SOURCE: Keysight TechnologiesDESCRIPTION:
Today is my 35th service anniversary. Abraham Lincoln's topic gave rise to a more impressive numerical expression than mine, but still, wow, where did the time go? I had kept a decent "scrapbook" folder over the years that could have helped answer that question, but it burned up in the 2017 fire. I did find a couple interesting items in a file at my Keysight office that may prompt a smile. The first is a photo of the Day-Timer (some people still use these things) I had during my last year at Northwestern, showing my start date with HP. That month is blank otherwise, as I had already graduated and was spending a few weeks with my family in Wisconsin prior to driving out to Colorado. I had only been to Colorado Springs once previously, in April of that year for a day of technical interviews, and was excited both to start work as a Production and Test Engineer and to explore the local area.
The second item is from 4 months into my tenure. It relates to profit sharing and has both humorous and serious aspects. At that time employees became eligible for profit sharing after 6 months of employment, and the bonuses were paid twice per year. So no matter when during the year you started working, you wouldn't receive a payout as part of the first cycle that occurred during your employment. Back then the managers would personally hand out the bonus checks to each of their employees along with a word of thanks and a handshake. What did they do for new employees not yet receiving a check? They conveyed their thanks for your early contributions, gave you a hearty handshake, and... a Tootsie Roll lollipop! It was a fun tradition and as a new engineer I appreciated the humor and personal touch.
I consumed the lollipop but kept the wrapper and memorialized the occasion as shown. In this case I still have the actual piece of paper rather than only a photo as with the Day-Timer. An interesting detail in the company letterhead is that Colorado Springs was still using the 303 area code then –– 719 wasn't introduced until 1988. What's amazing to me is that my 23 year-old self recognized that the event might prove meaningful for me down the road. I had forgotten it for a long time but now I'm glad I have this artifact, silly as it may seem to some.
Here's the serious aspect. Hewlett and Packard introduced profit sharing of the type described above in 1962, although they had production and Christmas bonus programs going back much earlier. For a long time the formula was very simple –– take 12% of the pre-tax profits and divide them into the salary base. It was easy to understand and everyone could see how their work contributed to the result.

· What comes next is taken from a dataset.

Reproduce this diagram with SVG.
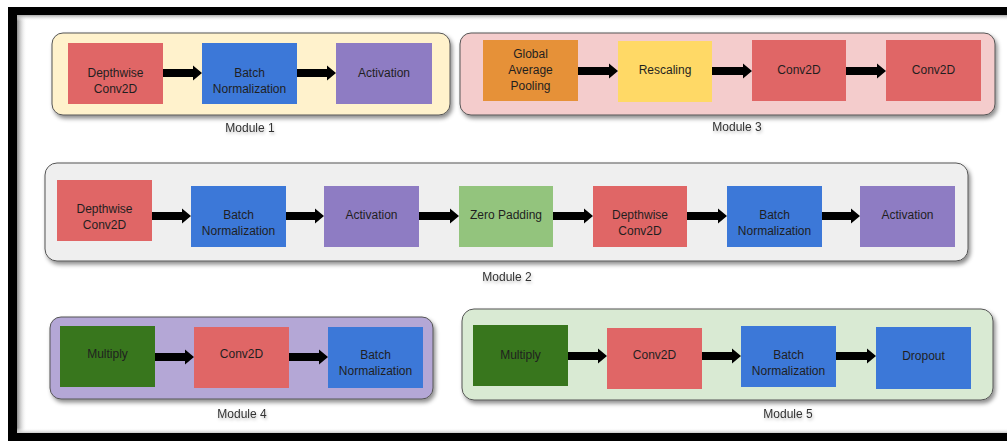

Later on the calculation became more complicated and it was harder for many employees to get line of sight from their roles into the various measures in the formula.

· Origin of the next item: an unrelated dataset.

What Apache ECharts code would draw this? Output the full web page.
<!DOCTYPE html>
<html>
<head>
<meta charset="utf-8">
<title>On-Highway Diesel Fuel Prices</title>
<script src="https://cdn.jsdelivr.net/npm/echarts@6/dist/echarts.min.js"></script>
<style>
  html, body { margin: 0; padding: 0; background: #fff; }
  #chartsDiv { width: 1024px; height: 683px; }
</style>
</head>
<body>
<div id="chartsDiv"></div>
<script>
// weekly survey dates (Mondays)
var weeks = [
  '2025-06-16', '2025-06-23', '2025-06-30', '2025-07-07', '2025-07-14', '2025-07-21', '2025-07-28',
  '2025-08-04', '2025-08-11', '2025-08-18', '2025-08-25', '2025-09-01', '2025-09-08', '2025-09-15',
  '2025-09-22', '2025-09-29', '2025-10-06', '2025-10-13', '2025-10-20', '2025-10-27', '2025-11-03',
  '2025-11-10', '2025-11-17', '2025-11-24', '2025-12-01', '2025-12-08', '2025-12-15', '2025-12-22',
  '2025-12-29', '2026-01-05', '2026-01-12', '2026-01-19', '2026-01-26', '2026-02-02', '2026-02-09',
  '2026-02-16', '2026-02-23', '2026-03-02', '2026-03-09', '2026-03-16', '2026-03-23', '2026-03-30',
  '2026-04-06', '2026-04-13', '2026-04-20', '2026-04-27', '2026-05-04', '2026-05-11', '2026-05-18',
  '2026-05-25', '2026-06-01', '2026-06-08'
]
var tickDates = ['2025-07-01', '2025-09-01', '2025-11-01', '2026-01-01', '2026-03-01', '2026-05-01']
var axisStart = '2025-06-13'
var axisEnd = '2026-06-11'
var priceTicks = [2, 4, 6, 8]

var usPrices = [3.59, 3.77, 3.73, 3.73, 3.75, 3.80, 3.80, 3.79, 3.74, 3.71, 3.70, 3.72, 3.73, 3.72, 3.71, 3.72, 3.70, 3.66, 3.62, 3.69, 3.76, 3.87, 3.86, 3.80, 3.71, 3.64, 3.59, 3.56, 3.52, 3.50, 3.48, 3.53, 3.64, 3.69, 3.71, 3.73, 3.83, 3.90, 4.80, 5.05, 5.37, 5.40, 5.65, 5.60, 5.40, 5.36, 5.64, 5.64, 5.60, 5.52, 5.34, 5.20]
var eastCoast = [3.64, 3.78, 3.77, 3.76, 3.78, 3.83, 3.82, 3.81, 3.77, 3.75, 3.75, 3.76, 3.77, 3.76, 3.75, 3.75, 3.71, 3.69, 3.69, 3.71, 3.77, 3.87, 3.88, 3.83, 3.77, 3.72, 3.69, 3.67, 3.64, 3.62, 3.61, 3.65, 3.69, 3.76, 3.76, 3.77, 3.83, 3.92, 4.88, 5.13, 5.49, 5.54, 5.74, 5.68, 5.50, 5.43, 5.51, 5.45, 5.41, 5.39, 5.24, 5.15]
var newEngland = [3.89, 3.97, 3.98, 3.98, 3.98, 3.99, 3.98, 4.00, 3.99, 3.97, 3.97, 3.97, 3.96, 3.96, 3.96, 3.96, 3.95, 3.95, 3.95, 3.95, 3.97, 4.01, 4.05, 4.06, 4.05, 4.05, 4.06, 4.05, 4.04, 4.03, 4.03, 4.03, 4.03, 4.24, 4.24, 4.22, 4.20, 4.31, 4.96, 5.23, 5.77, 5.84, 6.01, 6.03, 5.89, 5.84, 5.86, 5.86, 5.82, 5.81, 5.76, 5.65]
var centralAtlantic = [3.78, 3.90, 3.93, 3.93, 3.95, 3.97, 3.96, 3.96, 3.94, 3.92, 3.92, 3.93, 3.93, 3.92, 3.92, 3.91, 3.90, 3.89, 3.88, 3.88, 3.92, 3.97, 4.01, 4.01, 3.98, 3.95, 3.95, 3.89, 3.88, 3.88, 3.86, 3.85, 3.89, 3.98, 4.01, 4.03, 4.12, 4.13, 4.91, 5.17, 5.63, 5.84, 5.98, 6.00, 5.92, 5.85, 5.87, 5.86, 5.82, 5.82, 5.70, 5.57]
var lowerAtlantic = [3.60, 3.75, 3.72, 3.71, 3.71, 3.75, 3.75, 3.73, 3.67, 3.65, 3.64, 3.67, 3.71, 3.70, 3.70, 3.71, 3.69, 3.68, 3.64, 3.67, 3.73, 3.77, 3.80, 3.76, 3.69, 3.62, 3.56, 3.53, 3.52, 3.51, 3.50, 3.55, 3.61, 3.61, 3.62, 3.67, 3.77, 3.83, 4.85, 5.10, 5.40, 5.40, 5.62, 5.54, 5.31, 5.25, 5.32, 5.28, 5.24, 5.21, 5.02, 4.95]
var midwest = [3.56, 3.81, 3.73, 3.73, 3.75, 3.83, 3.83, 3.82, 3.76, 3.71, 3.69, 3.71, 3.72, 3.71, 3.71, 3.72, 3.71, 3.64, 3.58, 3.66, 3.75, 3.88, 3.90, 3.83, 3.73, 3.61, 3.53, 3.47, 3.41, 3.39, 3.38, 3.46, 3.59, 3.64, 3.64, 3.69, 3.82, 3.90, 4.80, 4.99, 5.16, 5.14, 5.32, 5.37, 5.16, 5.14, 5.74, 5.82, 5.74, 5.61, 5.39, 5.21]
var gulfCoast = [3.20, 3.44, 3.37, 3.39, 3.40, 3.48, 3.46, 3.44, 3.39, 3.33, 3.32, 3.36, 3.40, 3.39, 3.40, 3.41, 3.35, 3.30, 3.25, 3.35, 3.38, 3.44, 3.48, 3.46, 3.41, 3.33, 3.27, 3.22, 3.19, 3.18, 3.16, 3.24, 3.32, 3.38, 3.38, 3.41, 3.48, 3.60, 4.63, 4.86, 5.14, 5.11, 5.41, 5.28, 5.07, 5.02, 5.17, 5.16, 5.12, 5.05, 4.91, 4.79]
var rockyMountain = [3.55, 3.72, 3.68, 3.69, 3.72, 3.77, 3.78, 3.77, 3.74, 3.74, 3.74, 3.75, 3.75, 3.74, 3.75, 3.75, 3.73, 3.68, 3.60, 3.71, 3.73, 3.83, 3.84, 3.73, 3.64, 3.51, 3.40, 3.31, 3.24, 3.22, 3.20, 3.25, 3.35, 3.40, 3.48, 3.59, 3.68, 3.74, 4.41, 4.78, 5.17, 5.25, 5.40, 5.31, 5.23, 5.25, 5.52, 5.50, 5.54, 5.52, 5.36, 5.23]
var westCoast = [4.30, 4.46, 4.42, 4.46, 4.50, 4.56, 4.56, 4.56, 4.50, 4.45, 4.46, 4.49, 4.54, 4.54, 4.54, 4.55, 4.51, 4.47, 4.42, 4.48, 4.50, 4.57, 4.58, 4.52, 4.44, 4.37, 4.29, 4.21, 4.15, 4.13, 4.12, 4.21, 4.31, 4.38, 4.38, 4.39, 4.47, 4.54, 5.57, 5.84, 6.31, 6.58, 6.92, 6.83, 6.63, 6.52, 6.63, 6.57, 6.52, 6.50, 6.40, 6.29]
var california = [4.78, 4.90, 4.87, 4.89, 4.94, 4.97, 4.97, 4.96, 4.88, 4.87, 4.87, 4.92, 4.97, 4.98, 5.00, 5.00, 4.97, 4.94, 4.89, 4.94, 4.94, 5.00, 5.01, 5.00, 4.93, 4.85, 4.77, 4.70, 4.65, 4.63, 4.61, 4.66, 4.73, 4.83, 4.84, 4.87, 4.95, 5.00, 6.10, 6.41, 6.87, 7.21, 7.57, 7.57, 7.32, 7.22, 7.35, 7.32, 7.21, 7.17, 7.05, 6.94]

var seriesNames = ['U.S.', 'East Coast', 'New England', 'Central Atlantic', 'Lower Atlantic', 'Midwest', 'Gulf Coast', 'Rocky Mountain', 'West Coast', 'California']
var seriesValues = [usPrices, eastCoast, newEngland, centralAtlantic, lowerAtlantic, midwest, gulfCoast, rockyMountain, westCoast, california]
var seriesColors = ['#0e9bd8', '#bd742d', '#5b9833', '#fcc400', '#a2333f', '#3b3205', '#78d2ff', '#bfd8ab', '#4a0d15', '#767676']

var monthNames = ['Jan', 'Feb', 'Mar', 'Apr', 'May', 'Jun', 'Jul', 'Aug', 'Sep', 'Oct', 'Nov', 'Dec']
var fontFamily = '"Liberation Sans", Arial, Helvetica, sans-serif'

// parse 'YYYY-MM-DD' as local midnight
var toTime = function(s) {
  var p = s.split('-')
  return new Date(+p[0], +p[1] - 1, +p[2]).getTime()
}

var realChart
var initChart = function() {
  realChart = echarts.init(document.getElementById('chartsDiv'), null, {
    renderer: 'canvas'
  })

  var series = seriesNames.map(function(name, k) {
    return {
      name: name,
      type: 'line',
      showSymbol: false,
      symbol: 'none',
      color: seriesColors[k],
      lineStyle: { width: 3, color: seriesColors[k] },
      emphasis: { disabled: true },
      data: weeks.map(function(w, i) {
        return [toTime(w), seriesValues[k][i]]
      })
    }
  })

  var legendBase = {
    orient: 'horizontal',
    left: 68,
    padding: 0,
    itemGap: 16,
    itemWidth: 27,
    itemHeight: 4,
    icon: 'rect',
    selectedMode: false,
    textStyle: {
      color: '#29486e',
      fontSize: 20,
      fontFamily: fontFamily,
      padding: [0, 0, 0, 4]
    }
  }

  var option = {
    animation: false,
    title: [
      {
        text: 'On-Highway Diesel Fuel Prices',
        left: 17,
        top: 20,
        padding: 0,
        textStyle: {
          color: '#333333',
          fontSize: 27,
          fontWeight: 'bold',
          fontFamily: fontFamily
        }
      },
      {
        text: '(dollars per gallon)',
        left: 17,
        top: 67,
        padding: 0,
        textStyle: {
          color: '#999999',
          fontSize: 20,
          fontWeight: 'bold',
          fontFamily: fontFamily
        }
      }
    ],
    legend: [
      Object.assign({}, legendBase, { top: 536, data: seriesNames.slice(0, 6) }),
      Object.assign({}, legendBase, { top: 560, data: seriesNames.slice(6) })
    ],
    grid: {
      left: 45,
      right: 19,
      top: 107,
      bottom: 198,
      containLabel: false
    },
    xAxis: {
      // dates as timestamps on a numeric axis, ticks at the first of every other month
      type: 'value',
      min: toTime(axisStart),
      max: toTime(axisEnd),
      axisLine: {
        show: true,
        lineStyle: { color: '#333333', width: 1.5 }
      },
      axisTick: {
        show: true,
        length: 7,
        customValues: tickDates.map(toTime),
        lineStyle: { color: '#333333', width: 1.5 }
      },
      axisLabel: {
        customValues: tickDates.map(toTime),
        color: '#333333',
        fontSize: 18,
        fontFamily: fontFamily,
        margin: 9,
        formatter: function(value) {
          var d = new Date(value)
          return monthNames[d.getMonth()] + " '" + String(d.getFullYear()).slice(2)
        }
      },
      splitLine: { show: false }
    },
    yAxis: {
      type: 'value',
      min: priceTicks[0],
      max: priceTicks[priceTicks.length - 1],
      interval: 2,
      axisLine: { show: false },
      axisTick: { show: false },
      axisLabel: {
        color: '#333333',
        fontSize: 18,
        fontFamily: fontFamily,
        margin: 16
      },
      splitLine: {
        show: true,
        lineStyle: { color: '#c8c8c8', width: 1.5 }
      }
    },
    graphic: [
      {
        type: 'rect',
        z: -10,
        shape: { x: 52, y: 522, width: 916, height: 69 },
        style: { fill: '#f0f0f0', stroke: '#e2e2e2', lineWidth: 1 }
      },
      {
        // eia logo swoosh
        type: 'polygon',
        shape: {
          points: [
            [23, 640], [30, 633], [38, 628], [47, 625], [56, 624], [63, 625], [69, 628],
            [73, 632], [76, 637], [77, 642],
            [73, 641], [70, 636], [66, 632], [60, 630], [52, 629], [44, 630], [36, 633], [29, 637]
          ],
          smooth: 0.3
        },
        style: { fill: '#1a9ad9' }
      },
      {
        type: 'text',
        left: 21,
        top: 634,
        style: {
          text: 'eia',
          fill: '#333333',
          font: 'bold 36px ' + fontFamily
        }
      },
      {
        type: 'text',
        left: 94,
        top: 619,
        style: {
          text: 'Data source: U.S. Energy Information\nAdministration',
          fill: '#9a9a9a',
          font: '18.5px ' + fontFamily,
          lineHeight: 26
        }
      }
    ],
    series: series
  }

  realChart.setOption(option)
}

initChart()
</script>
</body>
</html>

When our CEO Ron Nersesian set up Keysight, he was very clear about his desire to build an employee culture with strong business acumen, so all employees could work together to favorably impact the company's business results, and all employees could benefit from the results they help make possible. The measures driving our variable pay are revenue growth and operating margin –– very foundational and very easy for most employees to impact in one way or another. This is really powerful in my opinion, and it has helped us be successful as a team, especially during the pandemic. It's not the only way we strive to practice strong business acumen, but it's one important element. And as you can see by the description above, there's no eligibility holdoff and so no need for a lollipop component.
I'm grateful to those who gave me a chance back in 1986 and to everyone who has helped me (and put up with me) in the ensuing years. They've gone quickly in large measure because of the great team and the exciting work. Thank you!